* **WORK REQUIRED**
Could you retype the lines below, starting at the line holding "Write the Apache ECharts code for this chart." and stopping at the line holding "const labelWidths = [150, 72, 112, 94];", inclusive? Copy them exactly and drop the images.
○ ○ ○ ○ ○ ○ ○
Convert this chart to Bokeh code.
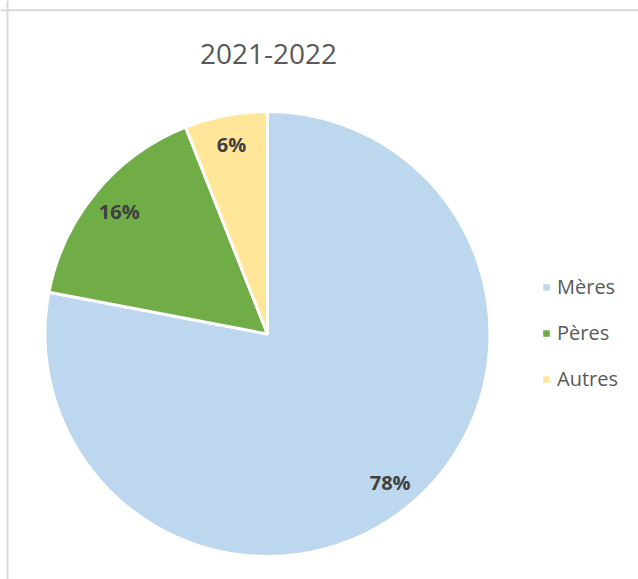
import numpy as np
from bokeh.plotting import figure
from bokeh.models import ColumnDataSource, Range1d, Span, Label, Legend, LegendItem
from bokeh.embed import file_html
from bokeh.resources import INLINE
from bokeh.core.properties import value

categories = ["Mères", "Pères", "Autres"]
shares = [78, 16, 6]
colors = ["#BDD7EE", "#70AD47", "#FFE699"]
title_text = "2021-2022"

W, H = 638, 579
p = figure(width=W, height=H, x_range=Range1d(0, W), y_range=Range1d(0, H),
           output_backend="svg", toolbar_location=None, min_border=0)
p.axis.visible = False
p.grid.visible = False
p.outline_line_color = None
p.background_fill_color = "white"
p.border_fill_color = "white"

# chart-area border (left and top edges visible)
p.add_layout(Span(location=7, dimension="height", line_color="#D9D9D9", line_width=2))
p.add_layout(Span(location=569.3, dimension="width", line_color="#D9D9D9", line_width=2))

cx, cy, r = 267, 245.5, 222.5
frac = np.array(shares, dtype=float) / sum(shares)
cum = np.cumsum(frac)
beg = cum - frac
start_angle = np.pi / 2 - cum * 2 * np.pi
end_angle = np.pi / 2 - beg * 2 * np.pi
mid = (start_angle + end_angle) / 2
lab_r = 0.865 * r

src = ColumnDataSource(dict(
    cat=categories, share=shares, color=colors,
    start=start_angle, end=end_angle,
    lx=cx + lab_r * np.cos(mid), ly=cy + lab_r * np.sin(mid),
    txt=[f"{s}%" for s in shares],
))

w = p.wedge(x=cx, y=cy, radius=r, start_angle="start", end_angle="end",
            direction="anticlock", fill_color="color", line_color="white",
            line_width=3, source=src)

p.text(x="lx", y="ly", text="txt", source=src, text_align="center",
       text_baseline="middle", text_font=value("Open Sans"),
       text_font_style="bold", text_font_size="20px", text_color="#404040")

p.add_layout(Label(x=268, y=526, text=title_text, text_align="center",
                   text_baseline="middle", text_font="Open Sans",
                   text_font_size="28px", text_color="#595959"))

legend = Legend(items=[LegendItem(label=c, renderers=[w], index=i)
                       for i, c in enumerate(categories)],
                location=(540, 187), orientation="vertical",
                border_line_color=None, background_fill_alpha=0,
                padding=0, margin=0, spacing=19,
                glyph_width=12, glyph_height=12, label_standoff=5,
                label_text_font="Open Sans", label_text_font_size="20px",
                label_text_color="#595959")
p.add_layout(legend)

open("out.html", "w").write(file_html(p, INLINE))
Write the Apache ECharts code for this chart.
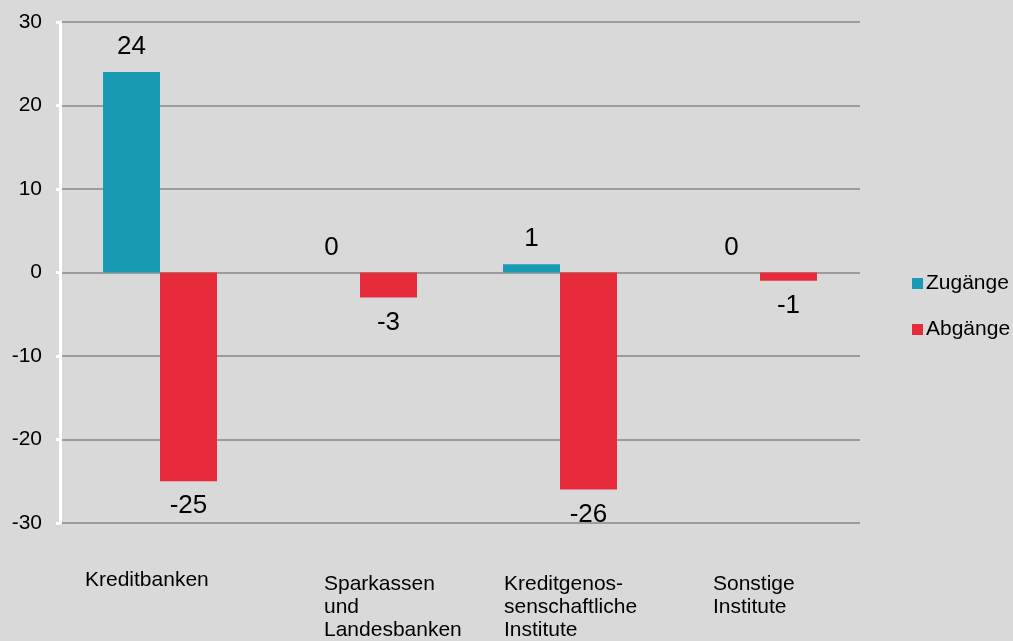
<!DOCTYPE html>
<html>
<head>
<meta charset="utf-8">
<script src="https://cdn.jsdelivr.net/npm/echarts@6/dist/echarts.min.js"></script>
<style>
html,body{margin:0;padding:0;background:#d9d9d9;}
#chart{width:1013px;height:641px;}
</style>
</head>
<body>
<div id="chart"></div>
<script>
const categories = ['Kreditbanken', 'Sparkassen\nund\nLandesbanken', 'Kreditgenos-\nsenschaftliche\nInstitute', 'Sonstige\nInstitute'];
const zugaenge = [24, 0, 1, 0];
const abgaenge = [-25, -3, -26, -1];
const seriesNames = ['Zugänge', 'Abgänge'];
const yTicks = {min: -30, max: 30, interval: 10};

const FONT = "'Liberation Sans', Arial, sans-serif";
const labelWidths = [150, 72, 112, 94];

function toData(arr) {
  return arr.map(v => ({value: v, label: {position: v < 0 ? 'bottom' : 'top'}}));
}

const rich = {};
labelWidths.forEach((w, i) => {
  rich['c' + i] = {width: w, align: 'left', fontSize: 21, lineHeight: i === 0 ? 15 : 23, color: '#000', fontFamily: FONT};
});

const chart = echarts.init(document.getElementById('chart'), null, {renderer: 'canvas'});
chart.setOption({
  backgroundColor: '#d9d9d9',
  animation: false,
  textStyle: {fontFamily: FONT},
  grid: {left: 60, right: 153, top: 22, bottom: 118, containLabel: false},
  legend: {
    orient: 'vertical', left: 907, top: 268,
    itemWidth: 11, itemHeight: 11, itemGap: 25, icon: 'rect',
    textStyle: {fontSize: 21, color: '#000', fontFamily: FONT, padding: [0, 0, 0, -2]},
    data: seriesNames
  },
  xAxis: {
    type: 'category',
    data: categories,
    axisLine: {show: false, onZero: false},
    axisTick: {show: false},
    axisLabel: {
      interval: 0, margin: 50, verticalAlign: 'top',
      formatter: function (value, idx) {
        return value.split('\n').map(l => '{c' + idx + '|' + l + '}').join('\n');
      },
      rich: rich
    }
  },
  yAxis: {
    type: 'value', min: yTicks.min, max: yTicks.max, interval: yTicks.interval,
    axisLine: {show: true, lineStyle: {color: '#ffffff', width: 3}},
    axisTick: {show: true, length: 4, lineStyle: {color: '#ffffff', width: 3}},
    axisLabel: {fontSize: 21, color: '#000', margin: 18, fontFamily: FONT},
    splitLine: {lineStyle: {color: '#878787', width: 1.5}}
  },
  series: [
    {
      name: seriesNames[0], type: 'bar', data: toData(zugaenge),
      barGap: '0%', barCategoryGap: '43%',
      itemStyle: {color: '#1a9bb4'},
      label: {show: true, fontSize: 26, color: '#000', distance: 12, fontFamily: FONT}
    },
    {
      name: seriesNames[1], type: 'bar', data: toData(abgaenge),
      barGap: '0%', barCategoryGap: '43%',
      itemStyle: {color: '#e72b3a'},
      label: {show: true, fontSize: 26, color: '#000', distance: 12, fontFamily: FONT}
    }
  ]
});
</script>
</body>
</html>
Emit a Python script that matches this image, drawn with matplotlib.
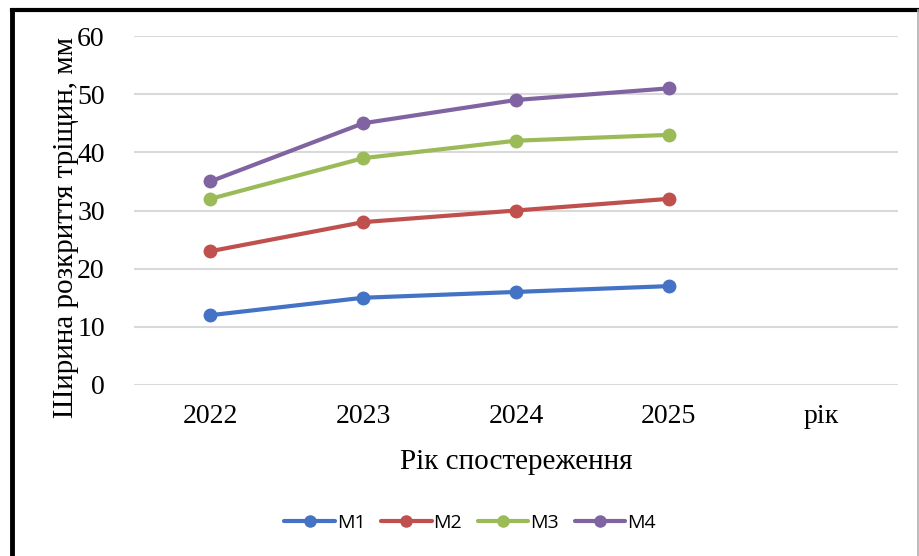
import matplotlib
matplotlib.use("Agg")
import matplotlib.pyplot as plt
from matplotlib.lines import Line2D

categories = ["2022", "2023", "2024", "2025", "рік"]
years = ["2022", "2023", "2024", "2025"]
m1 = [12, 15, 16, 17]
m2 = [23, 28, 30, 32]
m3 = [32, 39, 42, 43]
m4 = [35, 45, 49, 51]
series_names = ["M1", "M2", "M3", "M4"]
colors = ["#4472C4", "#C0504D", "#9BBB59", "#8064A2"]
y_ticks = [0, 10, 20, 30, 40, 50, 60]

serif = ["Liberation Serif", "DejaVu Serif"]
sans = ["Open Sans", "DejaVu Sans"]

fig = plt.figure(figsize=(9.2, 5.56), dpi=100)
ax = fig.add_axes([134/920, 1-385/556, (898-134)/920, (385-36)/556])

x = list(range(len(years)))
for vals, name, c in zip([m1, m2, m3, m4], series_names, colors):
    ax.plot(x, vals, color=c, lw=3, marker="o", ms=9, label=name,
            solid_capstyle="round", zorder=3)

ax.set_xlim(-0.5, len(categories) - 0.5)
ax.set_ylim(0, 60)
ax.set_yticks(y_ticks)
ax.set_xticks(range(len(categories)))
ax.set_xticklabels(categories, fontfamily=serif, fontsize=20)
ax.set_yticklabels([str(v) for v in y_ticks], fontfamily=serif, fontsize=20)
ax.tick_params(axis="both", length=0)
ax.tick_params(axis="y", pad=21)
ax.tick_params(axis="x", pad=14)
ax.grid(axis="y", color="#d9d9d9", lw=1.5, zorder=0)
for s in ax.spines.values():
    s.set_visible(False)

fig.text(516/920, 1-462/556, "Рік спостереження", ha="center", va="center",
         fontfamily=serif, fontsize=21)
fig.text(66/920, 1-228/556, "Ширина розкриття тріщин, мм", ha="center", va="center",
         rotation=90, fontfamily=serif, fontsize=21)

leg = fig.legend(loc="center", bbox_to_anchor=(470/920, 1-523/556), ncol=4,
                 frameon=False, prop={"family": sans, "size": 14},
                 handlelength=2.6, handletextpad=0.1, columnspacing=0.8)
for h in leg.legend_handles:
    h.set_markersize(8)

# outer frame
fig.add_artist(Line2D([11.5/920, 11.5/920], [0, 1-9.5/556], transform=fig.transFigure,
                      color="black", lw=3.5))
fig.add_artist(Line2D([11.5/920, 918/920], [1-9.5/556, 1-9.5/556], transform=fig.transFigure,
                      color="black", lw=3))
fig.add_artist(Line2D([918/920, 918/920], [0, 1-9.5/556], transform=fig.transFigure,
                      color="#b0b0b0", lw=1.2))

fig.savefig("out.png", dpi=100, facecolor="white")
○ ○ ○ ○ ○ ○ ○
* **REPLY**
Write the Apache ECharts code for this chart.
<!DOCTYPE html>
<html>
<head>
<meta charset="utf-8">
<script src="https://cdn.jsdelivr.net/npm/echarts@6/dist/echarts.min.js"></script>
<style>
html,body{margin:0;padding:0;background:#d9d9d9;}
#chart{width:1013px;height:641px;}
</style>
</head>
<body>
<div id="chart"></div>
<script>
const categories = ['Kreditbanken', 'Sparkassen\nund\nLandesbanken', 'Kreditgenos-\nsenschaftliche\nInstitute', 'Sonstige\nInstitute'];
const zugaenge = [24, 0, 1, 0];
const abgaenge = [-25, -3, -26, -1];
const seriesNames = ['Zugänge', 'Abgänge'];
const yTicks = {min: -30, max: 30, interval: 10};

const FONT = "'Liberation Sans', Arial, sans-serif";
const labelWidths = [150, 72, 112, 94];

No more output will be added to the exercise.